Тихо скрипнула дверь, и позади Хвалынцева послышались чьи-то осторожные шаги.

— Не спит? — шепотом спросил мужской голос. Татьяна ответила отрицательным кивком головы.

— Здравствуйте, Хвалынцев!.. Узнаете старого знакомца?

Константин поднял глаза, и радостная улыбка засветилась на его страдающем лице: пред ним стоял доктор Холодец, все такой же бодрый, славный, симпатичный, как и в первую встречу. Больной слабо протянул ему свою здоровую руку.

— Ну, вот, сказывал я вам на прощанье, что только гора с горой не сойдется, а мы с вами наверное! И привел Бог, как видите, — говорил Холодец, подсаживаясь около него на табурет. — Что, батюшка, лопатку поляки царапнули? Ничего, починим! Придется только поистязать вас немного разными пластырями да перевязками, вообще пачкотней этой, — ну, да уж дело наше такое, без того невозможно.

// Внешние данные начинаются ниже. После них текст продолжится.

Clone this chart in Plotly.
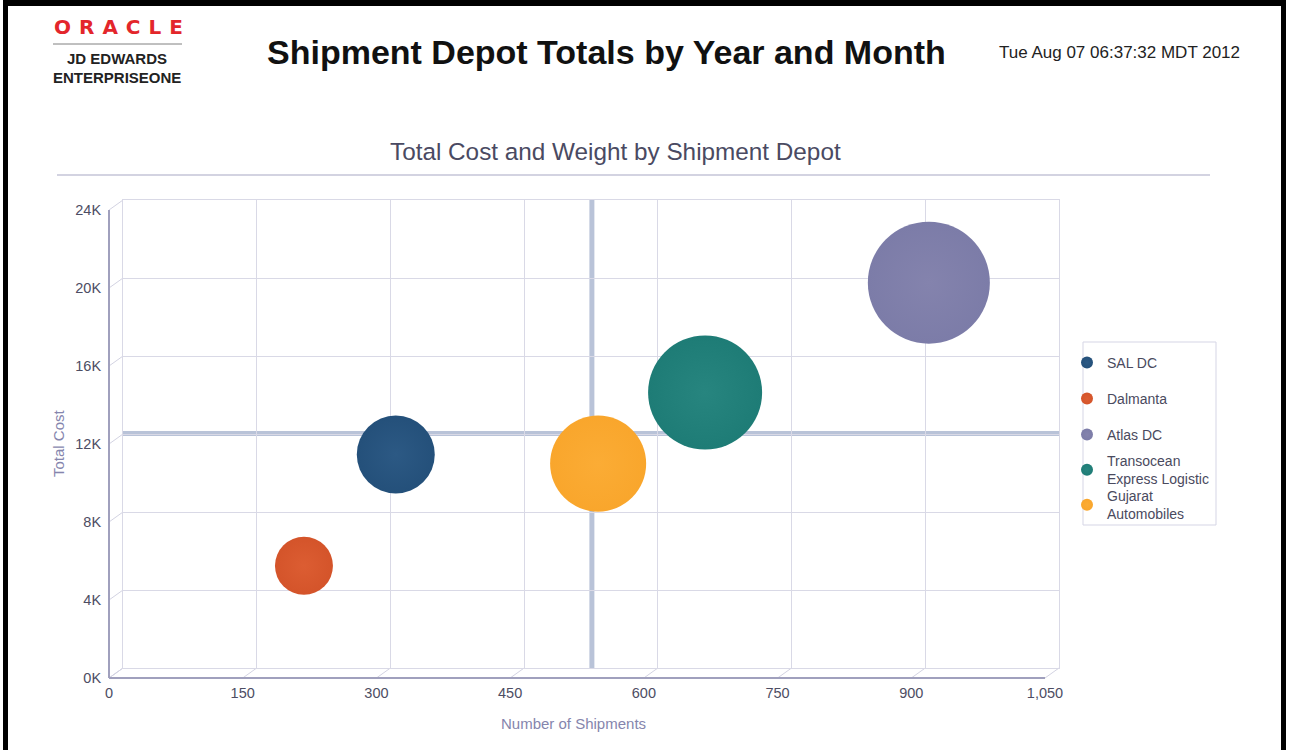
import plotly.graph_objects as go

# Depot data
depots = ["SAL DC", "Dalmanta", "Atlas DC", "Transocean<br>Express Logistic", "Gujarat<br>Automobiles"]
shipments = [306, 203, 904, 653, 533]
total_cost = [10950, 5240, 19760, 14130, 10480]
total_weight = [6080, 3360, 14880, 13000, 9220]
colors = ["#24507a", "#d4542a", "#7c7ca8", "#1e7c76", "#f9a62c"]
centers = ["#2c5984", "#dc5d32", "#8483ad", "#27857f", "#fbac35"]

x_ticks = [0, 150, 300, 450, 600, 750, 900, 1050]
y_ticks = [0, 4000, 8000, 12000, 16000, 20000, 24000]
y_tick_text = ["0K", "4K", "8K", "12K", "16K", "20K", "24K"]

avg_shipments = 526
avg_cost = 12030

X_MAX = 1050
Y_MAX = 24000

W, H = 1290, 750
L, R, T, B = 123, 231, 200, 82
PW, PH = W - L - R, H - T - B

# pseudo-3D offset of the front axes, in pixels
DXP, DYP = 14, 10
DX, DY = DXP / PW, DYP / PH

FONT = "Liberation Sans, Arial, sans-serif"


def px(x):
    return (x - L) / PW


def py(y):
    return (H - B - y) / PH


fig = go.Figure()

# legend slot centres (pixels), one small legend per depot
legend_rows = [363, 399, 435, 470, 505]
legend_ids = ["legend", "legend2", "legend3", "legend4", "legend5"]

max_d = 122
sizeref = 2.0 * max(total_weight) / (max_d ** 2)
for name, xv, yv, wv, col, cen, lid in zip(depots, shipments, total_cost, total_weight, colors, centers, legend_ids):
    fig.add_trace(
        go.Scatter(
            x=[xv],
            y=[yv],
            name=name,
            legend=lid,
            mode="markers",
            marker=dict(
                size=[wv],
                sizemode="area",
                sizeref=sizeref,
                color=col,
                opacity=1,
                gradient=dict(type="radial", color=cen),
                line=dict(width=0),
            ),
            cliponaxis=False,
        )
    )

shapes = []
# outer frame
black = dict(type="rect", xref="paper", yref="paper", fillcolor="black", line=dict(width=0), layer="above")
shapes.append(dict(black, x0=px(3), x1=px(8), y0=py(750), y1=py(0)))
shapes.append(dict(black, x0=px(3), x1=px(1286), y0=py(6), y1=py(0)))
shapes.append(dict(black, x0=px(1281), x1=px(1286), y0=py(750), y1=py(0)))
# logo rule and subtitle rule
shapes.append(dict(type="line", xref="paper", yref="paper", x0=px(53), x1=px(182), y0=py(44), y1=py(44),
                   line=dict(color="#808080", width=1)))
shapes.append(dict(type="line", xref="paper", yref="paper", x0=px(57), x1=px(1210), y0=py(175), y1=py(175),
                   line=dict(color="#d3d3e1", width=2)))
# legend box
shapes.append(dict(type="rect", xref="paper", yref="paper", x0=px(1083), x1=px(1216), y0=py(525), y1=py(342),
                   line=dict(color="#d5d5e5", width=1), fillcolor="rgba(0,0,0,0)"))
# quadrant lines at the averages
shapes.append(dict(type="line", xref="x", yref="paper", x0=avg_shipments, x1=avg_shipments, y0=0, y1=1,
                   line=dict(color="#b9c3d8", width=5), layer="between"))
shapes.append(dict(type="line", xref="paper", yref="y", x0=0, x1=1, y0=avg_cost, y1=avg_cost,
                   line=dict(color="#b9c3d8", width=5), layer="between"))
# front axes
axis_col = "#a0a0bd"
shapes.append(dict(type="line", xref="paper", yref="paper", x0=-DX, x1=-DX, y0=-DY, y1=1 - DY,
                   line=dict(color=axis_col, width=2)))
shapes.append(dict(type="line", xref="paper", yref="paper", x0=-DX, x1=1 - DX, y0=-DY, y1=-DY,
                   line=dict(color=axis_col, width=2)))
# connectors from front axes to back plane
conn = "#d3d3e2"
for v in x_ticks:
    f = v / X_MAX
    shapes.append(dict(type="line", xref="paper", yref="paper", x0=f - DX, x1=f, y0=-DY, y1=0,
                       line=dict(color=conn, width=1), layer="below"))
for v in y_ticks:
    f = v / Y_MAX
    shapes.append(dict(type="line", xref="paper", yref="paper", x0=-DX, x1=0, y0=f - DY, y1=f,
                       line=dict(color=conn, width=1), layer="below"))

annotations = [
    dict(text="Shipment Depot Totals by Year and Month", x=px(606), y=py(52),
         font=dict(family=FONT, size=34, color="#111111", weight="bold")),
    dict(text="Tue Aug 07 06:37:32 MDT 2012", x=px(1242), y=py(52), xanchor="right",
         font=dict(family=FONT, size=17, color="#222222")),
    dict(text="O\u2009\u2009R\u2009\u2009A\u2009\u2009C\u2009\u2009L\u2009\u2009E", x=px(118), y=py(27),
         font=dict(family="DejaVu Sans, sans-serif", size=20, color="#e3262b", weight="bold")),
    dict(text="JD EDWARDS", x=px(117), y=py(59),
         font=dict(family=FONT, size=15, color="#222222", weight="bold")),
    dict(text="ENTERPRISEONE", x=px(117), y=py(77),
         font=dict(family=FONT, size=15, color="#222222", weight="bold")),
    dict(text="Total Cost and Weight by Shipment Depot", x=px(615), y=py(152),
         font=dict(family=FONT, size=24.3, color="#4a4a62")),
    dict(text="Number of Shipments", x=px(573), y=py(723),
         font=dict(family=FONT, size=15, color="#8585ad")),
    dict(text="Total Cost", x=px(58), y=py(443), textangle=-90,
         font=dict(family=FONT, size=15, color="#8585ad")),
]
for a in annotations:
    a.update(xref="paper", yref="paper", showarrow=False)
    a.setdefault("xanchor", "center")
    a.setdefault("yanchor", "middle")

tick_font = dict(family=FONT, size=14.5, color="#4d4d63")
grid_col = "#d9d9e6"

legend_font = dict(family=FONT, size=14, color="#4a4a5e")
legends = {}
for lid, row in zip(legend_ids, legend_rows):
    legends[lid] = dict(
        x=px(1067),
        y=py(row),
        xanchor="left",
        yanchor="middle",
        font=legend_font,
        bgcolor="rgba(0,0,0,0)",
        borderwidth=0,
        itemsizing="constant",
    )

fig.update_layout(
    width=W,
    height=H,
    margin=dict(l=L, r=R, t=T, b=B),
    paper_bgcolor="white",
    plot_bgcolor="white",
    shapes=shapes,
    annotations=annotations,
    showlegend=True,
    **legends,
)
fig.update_xaxes(
    range=[0, X_MAX],
    tickvals=x_ticks,
    tickformat=",",
    ticks="",
    ticklabelshift=-DXP,
    ticklabelstandoff=12,
    tickfont=tick_font,
    showgrid=True,
    gridcolor=grid_col,
    zeroline=False,
    showline=True,
    linecolor=grid_col,
    mirror=True,
    fixedrange=True,
)
fig.update_yaxes(
    range=[0, Y_MAX],
    tickvals=y_ticks,
    ticktext=y_tick_text,
    ticks="",
    ticklabelshift=DYP,
    ticklabelstandoff=18,
    tickfont=tick_font,
    showgrid=True,
    gridcolor=grid_col,
    zeroline=False,
    showline=True,
    linecolor=grid_col,
    mirror=True,
    fixedrange=True,
)

fig.write_html(
    "out.html",
    config={"displayModeBar": False},
    post_script="document.body.style.margin='0px';",
)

И Холодец сообщил, что главный доктор поручил специально ему вести лечение Хвалынцева, и что он еще с апреля месяца, за недостатком врачей, временно прикомандирован к госпиталю, где большая часть раненых постоянно поступает на его попечение.

— А я к вам старого приятеля привел, — сказал он, — угадайте-ка, кого?

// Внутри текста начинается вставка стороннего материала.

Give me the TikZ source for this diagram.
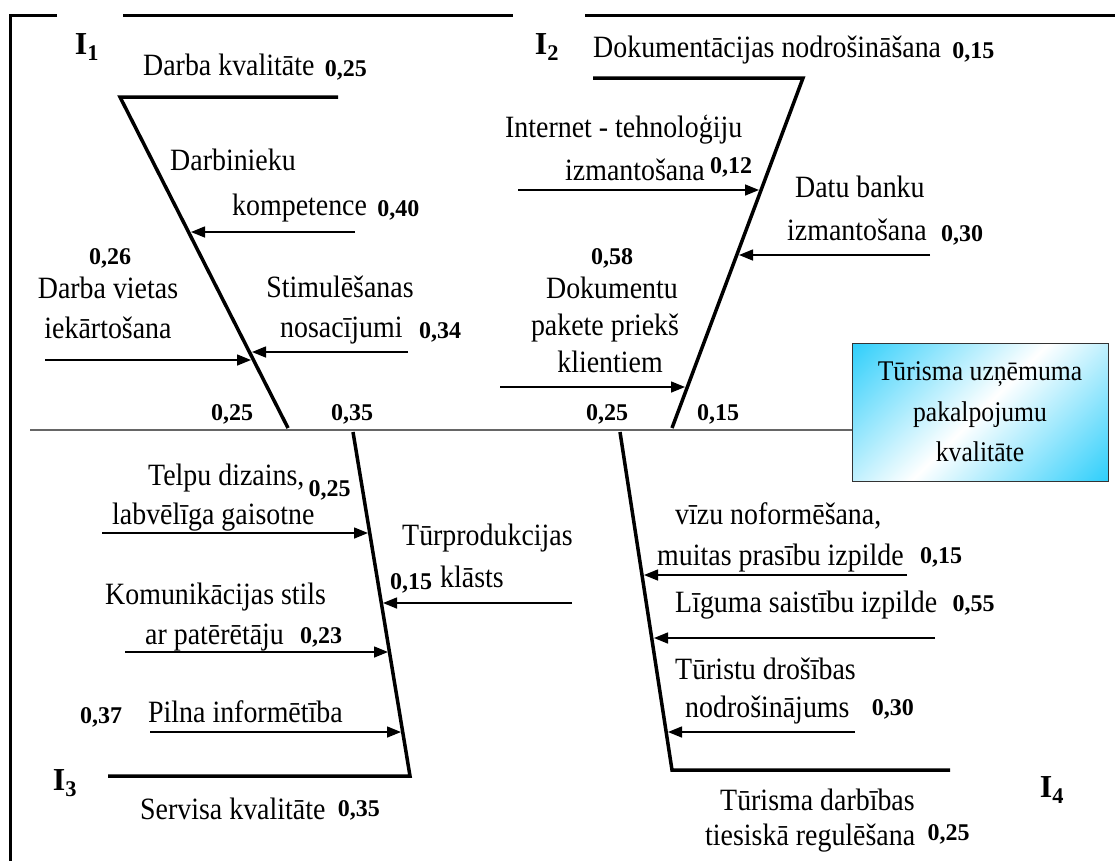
\documentclass[tikz,border=0pt]{standalone}
\usepackage{fontspec}
\setmainfont{Liberation Serif}[FakeStretch=0.9]
\newfontfamily\numf{Liberation Serif}
\usetikzlibrary{arrows.meta,calc}
\definecolor{cy}{RGB}{20,200,250}
\pgfdeclareverticalshading{boxsh}{100bp}{color(0bp)=(cy); color(10bp)=(cy); color(50bp)=(white); color(90bp)=(cy); color(100bp)=(cy)}
\begin{document}
\begin{tikzpicture}[x=1pt,y=-1pt,
  txt/.style={font=\fontsize{31}{36}\selectfont, inner sep=0pt, text height=21pt, text depth=7pt},
  num/.style={font=\numf\bfseries\fontsize{24}{28}\selectfont, inner sep=0pt, text height=16pt, text depth=0pt},
  ilab/.style={font=\numf\bfseries\fontsize{32}{36}\selectfont, inner sep=0pt},
  bone/.style={line width=3.5pt, line join=miter},
  frm/.style={line width=3pt},
  arr/.style={line width=1.5pt, -{Triangle[length=14pt,width=11pt]}},
  spn/.style={line width=2pt, draw=black!60}
]
\useasboundingbox (0,0) rectangle (1115,860);
% frame
\coordinate (f1) at (57,15); \coordinate (f2) at (10,15); \coordinate (f3) at (10,862);
\coordinate (f4) at (123,15); \coordinate (f5) at (513,15);
\coordinate (f6) at (585,15); \coordinate (f7) at (1117,15);
\draw[frm] (f1) -- (f2) -- (f3);
\draw[frm] (f4) -- (f5);
\draw[frm] (f6) -- (f7);
% goal box
\node[draw=black!80, line width=1pt, shade, shading=boxsh, shading angle=45,
  minimum width=256pt, minimum height=138pt, inner sep=0pt, align=center,
  font=\fontsize{28.5}{40.5}\selectfont] (goal) at (980,412) {Tūrisma uzņēmuma\\pakalpojumu\\kvalitāte};
% spine
\coordinate (sp0) at (30,430);
\draw[spn] (sp0) -- (sp0 -| goal.west);
% bones
\coordinate (b1a) at (338,97); \coordinate (b1b) at (120,97); \coordinate (b1c) at (288,428);
\draw[bone] (b1a) -- (b1b) -- (b1c);
\coordinate (b2a) at (593,78); \coordinate (b2b) at (803,78); \coordinate (b2c) at (672,428);
\draw[bone] (b2a) -- (b2b) -- (b2c);
\coordinate (b3a) at (353,432); \coordinate (b3b) at (410,776); \coordinate (b3c) at (108,776);
\draw[bone] (b3a) -- (b3b) -- (b3c);
\coordinate (b4a) at (620,432); \coordinate (b4b) at (672,770); \coordinate (b4c) at (950,770);
\draw[bone] (b4a) -- (b4b) -- (b4c);
% spine values
\node[num] (s1) at (232,412) {0,25};
\node[num] (s2) at (352,412) {0,35};
\node[num] (s3) at (607,412) {0,25};
\node[num] (s4) at (718,412) {0,15};
% I1
\node[ilab] (i1) at (87,47) {I\textsubscript{1}};
\node[txt,anchor=west] (t1) at (143,68) {Darba kvalitāte};
\node[num,anchor=west] (v1) at ([xshift=10pt]t1.east) {0,25};
\node[txt] (t2) at (233,163) {Darbinieku};
\node[txt,anchor=west] (t3) at (232,208) {kompetence};
\node[num,anchor=west] (v2) at ([xshift=10pt]t3.east) {0,40};
\node[num] (v3) at (110,256) {0,26};
\node[txt] (t4) at (108,291) {Darba vietas};
\node[txt] (t5) at (108,331) {iekārtošana};
\node[txt] (t6) at (340,290) {Stimulēšanas};
\node[txt,anchor=west] (t7) at (280,330) {nosacījumi};
\node[num,anchor=west] (v4) at ([xshift=16pt]t7.east) {0,34};
\coordinate (a1s) at (355,232); \coordinate (a1e) at (191,232);
\coordinate (a2s) at (45,360); \coordinate (a2e) at (251,360);
\coordinate (a3s) at (408,352); \coordinate (a3e) at (252,352);
\draw[arr] (a1s) -- (a1e);
\draw[arr] (a2s) -- (a2e);
\draw[arr] (a3s) -- (a3e);
% I2
\node[ilab] (i2) at (547,47) {I\textsubscript{2}};
\node[txt,anchor=west] (t8) at (593,50) {Dokumentācijas nodrošināšana};
\node[num,anchor=west] (v5) at ([xshift=11pt]t8.east) {0,15};
\node[txt,anchor=west] (t9) at (505,130) {Internet - tehnoloģiju};
\node[txt,anchor=west] (t10) at (565,173) {izmantošana};
\node[num,anchor=west] (v6) at ([xshift=5pt,yshift=8pt]t10.east) {0,12};
\node[txt,anchor=west] (t11) at (795,190) {Datu banku};
\node[txt,anchor=west] (t12) at (787,233) {izmantošana};
\node[num,anchor=west] (v7) at ([xshift=14pt]t12.east) {0,30};
\node[num] (v8) at (612,256) {0,58};
\node[txt] (t13) at (612,291) {Dokumentu};
\node[txt] (t14) at (605,328) {pakete priekš};
\node[txt] (t15) at (610,365) {klientiem};
\coordinate (a4s) at (518,190); \coordinate (a4e) at (759,190);
\coordinate (a5s) at (930,255); \coordinate (a5e) at (739,255);
\coordinate (a6s) at (500,387); \coordinate (a6e) at (685,387);
\draw[arr] (a4s) -- (a4e);
\draw[arr] (a5s) -- (a5e);
\draw[arr] (a6s) -- (a6e);
% I3
\node[txt,anchor=west] (t16) at (148,478) {Telpu dizains,};
\node[num,anchor=west] (v9) at ([xshift=4pt,yshift=-10pt]t16.east) {0,25};
\node[txt,anchor=west] (t17) at (112,517) {labvēlīga gaisotne};
\node[txt,anchor=west] (t18) at (402,538) {Tūrprodukcijas};
\node[num,anchor=west] (v10) at (390,581) {0,15};
\node[txt,anchor=west] (t19) at (440,580) {klāsts};
\node[txt,anchor=west] (t20) at (105,597) {Komunikācijas stils};
\node[txt,anchor=west] (t21) at (145,637) {ar patērētāju};
\node[num,anchor=west] (v11) at ([xshift=16pt,yshift=2pt]t21.east) {0,23};
\node[num,anchor=west] (v12) at (80,715) {0,37};
\node[txt,anchor=west] (t22) at (148,715) {Pilna informētība};
\node[ilab] (i3) at (65,783) {I\textsubscript{3}};
\node[txt,anchor=west] (t23) at (140,812) {Servisa kvalitāte};
\node[num,anchor=west] (v13) at ([xshift=12pt,yshift=4pt]t23.east) {0,35};
\coordinate (a7s) at (102,533); \coordinate (a7e) at (368,533);
\coordinate (a8s) at (572,603); \coordinate (a8e) at (383,603);
\coordinate (a9s) at (125,652); \coordinate (a9e) at (388,652);
\coordinate (a10s) at (150,732); \coordinate (a10e) at (401,732);
\draw[arr] (a7s) -- (a7e);
\draw[arr] (a8s) -- (a8e);
\draw[arr] (a9s) -- (a9e);
\draw[arr] (a10s) -- (a10e);
% I4
\node[txt,anchor=west] (t24) at (675,517) {vīzu noformēšana,};
\node[txt,anchor=west] (t25) at (657,558) {muitas prasību izpilde};
\node[num,anchor=west] (v14) at ([xshift=16pt,yshift=3pt]t25.east) {0,15};
\node[txt,anchor=west] (t26) at (675,605) {Līguma saistību izpilde};
\node[num,anchor=west] (v15) at ([xshift=15pt,yshift=2pt]t26.east) {0,55};
\node[txt,anchor=west] (t27) at (675,672) {Tūristu drošības};
\node[txt,anchor=west] (t28) at (685,710) {nodrošinājums};
\node[num,anchor=west] (v16) at ([xshift=22pt,yshift=3pt]t28.east) {0,30};
\node[txt,anchor=west] (t29) at (720,803) {Tūrisma darbības};
\node[txt,anchor=west] (t30) at (705,838) {tiesiskā regulēšana};
\node[num,anchor=west] (v17) at ([xshift=12pt,yshift=6pt]t30.east) {0,25};
\node[ilab] (i4) at (1052,790) {I\textsubscript{4}};
\coordinate (a11s) at (907,575); \coordinate (a11e) at (644,575);
\coordinate (a12s) at (935,638); \coordinate (a12e) at (654,638);
\coordinate (a13s) at (855,732); \coordinate (a13e) at (668,732);
\draw[arr] (a11s) -- (a11e);
\draw[arr] (a12s) -- (a12e);
\draw[arr] (a13s) -- (a13e);
\end{tikzpicture}
\end{document}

— Знаю… догадываюсь… Где он? — оживленно спросил Хвалынцев.

— Здесь, в дежурной комнате дожидается. Вы только не волнуйтесь, Бога ради, и молчите побольше, а уж предоставьте нам развлекать вас, коли желаете. Захаров! — обратился Холодец к фельдшеру, стоявшему у дверей, — проводи-ка, брат, сюда Андрея Павлыча.

Свидание с Устиновым, после двухлетней разлуки, хоть было и радостно, но для Хвалынцева, в глубине души его, отзывалось затаенной грустью. Ему больно было за самого себя, за ту сторону своей внутренней жизни, которая, после разрыва с Паляницею и Цезариной, так тяготила его и все же оставалась глубокой тайной для всех друзей его. Теперь, пред его скорбным ложем, неожиданный случай свел троих людей, дорогих его сердцу.

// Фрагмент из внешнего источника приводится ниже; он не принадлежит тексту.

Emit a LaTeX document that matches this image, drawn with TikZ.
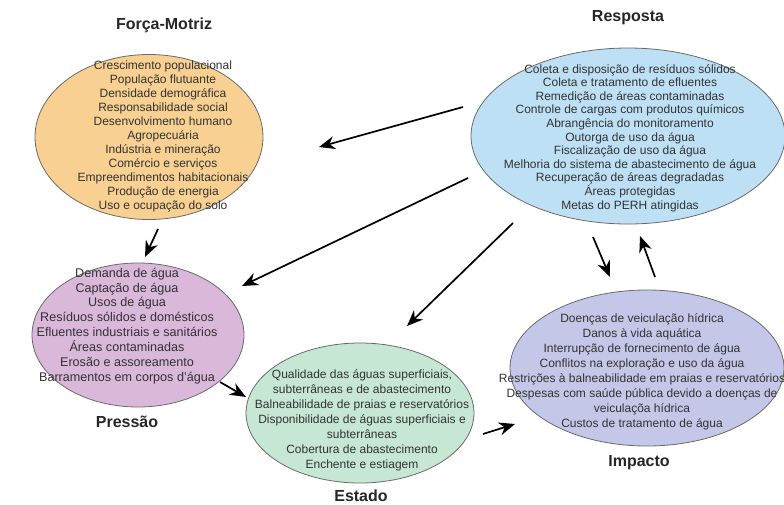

Эта девушка, отвергнутая им когда-то ради иной женщины, и этот школьный друг и товарищ, позабытый им в том водовороте, куда швырнула его рука чуждых заговорщиков, и этот доктор, нравственно поддержавший его в одну из скверных минут жизни — все они здесь теперь налицо, и все как были, так и остались, простыми, прямыми и честными людьми, которые имеют нравственное право, с чистой совестью, открыто глядеть в глаза всему миру… И он знал, он чувствовал, что каждый из этих трех людей любит его по-своему, горячо и бескорыстно, даже и она, эта Таня, любить не перестала, хотя ее любовь и не дала ей ничего, кроме горя, не оставила ее душе никакого просвета, никакой надежды и в конце концов привела в общину сестер милосердия… Он знал еще и то, что эти люди смотрят на него, как на честного человека, верят в него, убеждены в нем и с негодованием отвергли бы малейшую тень сомнения, если бы такая могла быть брошена на него кем-либо, а между тем… он должен скрывать свой прошлый грех и заблуждение, таить от них ту сторону своей внутренней жизни, которая самому была столь невыносимо тягостна, и тягостна именно тем, что надо было одному безраздельно нести ее до времени в глубине души своей, не смея облегчить себя откровенным и полным признанием.